### Goal of the exercise
Copy out the listing that follows exactly, dropping every picture.

### Provided data
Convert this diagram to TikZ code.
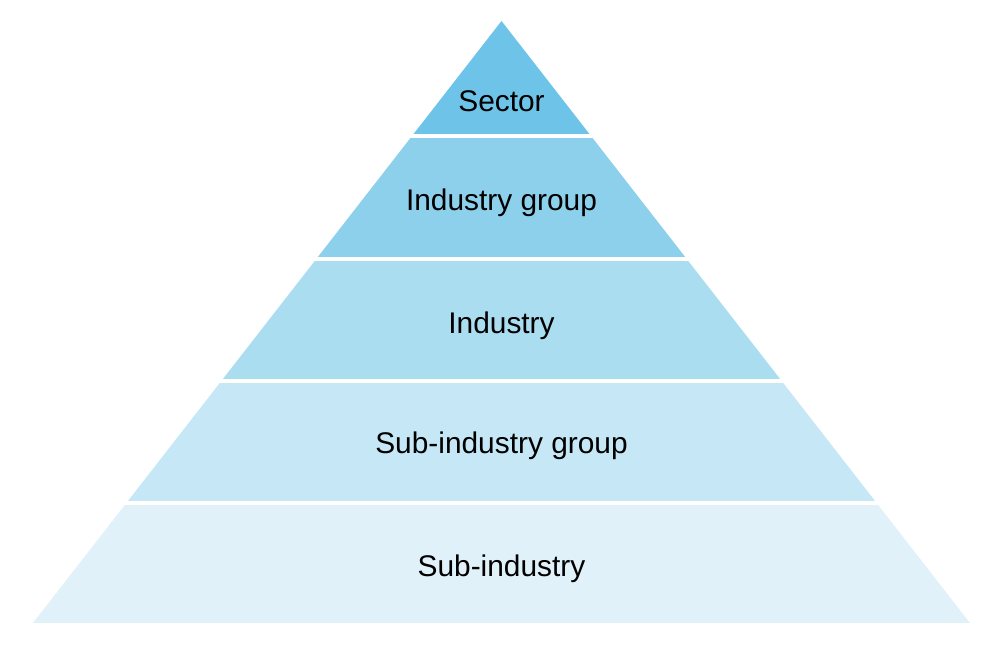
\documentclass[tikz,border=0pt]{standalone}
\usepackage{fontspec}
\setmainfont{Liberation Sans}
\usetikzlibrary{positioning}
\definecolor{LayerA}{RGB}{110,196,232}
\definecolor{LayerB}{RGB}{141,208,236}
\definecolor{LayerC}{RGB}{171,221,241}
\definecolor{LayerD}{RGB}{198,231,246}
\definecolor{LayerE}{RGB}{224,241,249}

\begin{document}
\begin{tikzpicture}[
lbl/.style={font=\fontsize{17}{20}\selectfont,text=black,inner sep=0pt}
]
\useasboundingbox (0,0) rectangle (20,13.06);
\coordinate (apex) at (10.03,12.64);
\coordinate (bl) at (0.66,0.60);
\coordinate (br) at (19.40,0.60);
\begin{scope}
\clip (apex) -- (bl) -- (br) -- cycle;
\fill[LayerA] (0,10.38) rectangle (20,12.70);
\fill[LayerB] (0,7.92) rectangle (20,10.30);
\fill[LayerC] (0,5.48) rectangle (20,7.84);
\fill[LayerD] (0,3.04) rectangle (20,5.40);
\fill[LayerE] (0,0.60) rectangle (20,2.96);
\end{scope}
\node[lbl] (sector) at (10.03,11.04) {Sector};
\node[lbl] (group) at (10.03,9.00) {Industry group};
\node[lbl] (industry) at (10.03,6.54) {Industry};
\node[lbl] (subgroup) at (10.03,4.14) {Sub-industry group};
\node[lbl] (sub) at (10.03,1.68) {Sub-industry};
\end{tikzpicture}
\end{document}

### Full response
Convert this diagram to TikZ code.
\documentclass[tikz,border=0pt]{standalone}
\usepackage{fontspec}
\setmainfont{Liberation Sans}
\usetikzlibrary{positioning}
\definecolor{LayerA}{RGB}{110,196,232}
\definecolor{LayerB}{RGB}{141,208,236}
\definecolor{LayerC}{RGB}{171,221,241}
\definecolor{LayerD}{RGB}{198,231,246}
\definecolor{LayerE}{RGB}{224,241,249}

\begin{document}
\begin{tikzpicture}[
lbl/.style={font=\fontsize{17}{20}\selectfont,text=black,inner sep=0pt}
]
\useasboundingbox (0,0) rectangle (20,13.06);
\coordinate (apex) at (10.03,12.64);
\coordinate (bl) at (0.66,0.60);
\coordinate (br) at (19.40,0.60);
\begin{scope}
\clip (apex) -- (bl) -- (br) -- cycle;
\fill[LayerA] (0,10.38) rectangle (20,12.70);
\fill[LayerB] (0,7.92) rectangle (20,10.30);
\fill[LayerC] (0,5.48) rectangle (20,7.84);
\fill[LayerD] (0,3.04) rectangle (20,5.40);
\fill[LayerE] (0,0.60) rectangle (20,2.96);
\end{scope}
\node[lbl] (sector) at (10.03,11.04) {Sector};
\node[lbl] (group) at (10.03,9.00) {Industry group};
\node[lbl] (industry) at (10.03,6.54) {Industry};
\node[lbl] (subgroup) at (10.03,4.14) {Sub-industry group};
\node[lbl] (sub) at (10.03,1.68) {Sub-industry};
\end{tikzpicture}
\end{document}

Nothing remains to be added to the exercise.